Operation Midway Blitz, launched mid-September 2025, exemplifies this trend: targeted sweeps in “high-density” areas, yielding 150+ detentions but at the expense of community trust. Critics, including the ACLU, argue such actions disproportionately snag non-criminals—workers like our escapee, whose “crime” was mouthing off while hustling. Data from ICE’s own reports show enforcement skewing toward civil violations over felonies, with bike chases like this underscoring the optics problem: militarized pursuits in civilian spaces erode legitimacy.

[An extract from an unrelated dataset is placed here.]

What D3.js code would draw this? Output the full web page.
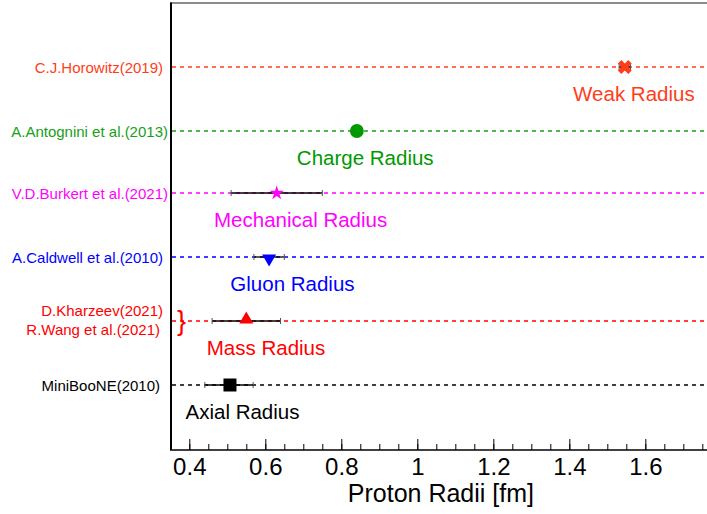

Chicago’s mayor has renewed calls for federal restraint, citing economic ripple effects—empty delivery slots mean colder pizzas and frustrated customers, but more acutely, fractured families.
For gig workers, the fallout is existential. Post-chase, apps buzz with whispered alerts: “ICE spotted on Clark Street.” Platforms, loath to wade into politics, offer vague safety guidelines but no robust protections. This vulnerability amplifies exploitation: longer hours for fear of downtime, skipped breaks to blend in. Economists warn of labor shortages if raids intensify, with cities like Chicago—reliant on immigrant labor for 25% of service jobs—facing cascading disruptions. The worker’s escape, then, symbolizes not just personal agency but collective stakes: in evading capture, he dodged deportation’s dominoes—lost income, separated kin, asylum limbo.
Looking ahead, this incident could catalyze reform. Advocacy pushes for gig worker unions, visa pathways for essential roles, and tech audits to anonymize apps from feds. As the video fades from trends, its echo lingers: a reminder that behind every dashcam clip is a demand for dignity. In the gig grind, where speed is survival, one man’s pedal to freedom challenges us to rethink who’s really chasing whom in America’s immigration saga.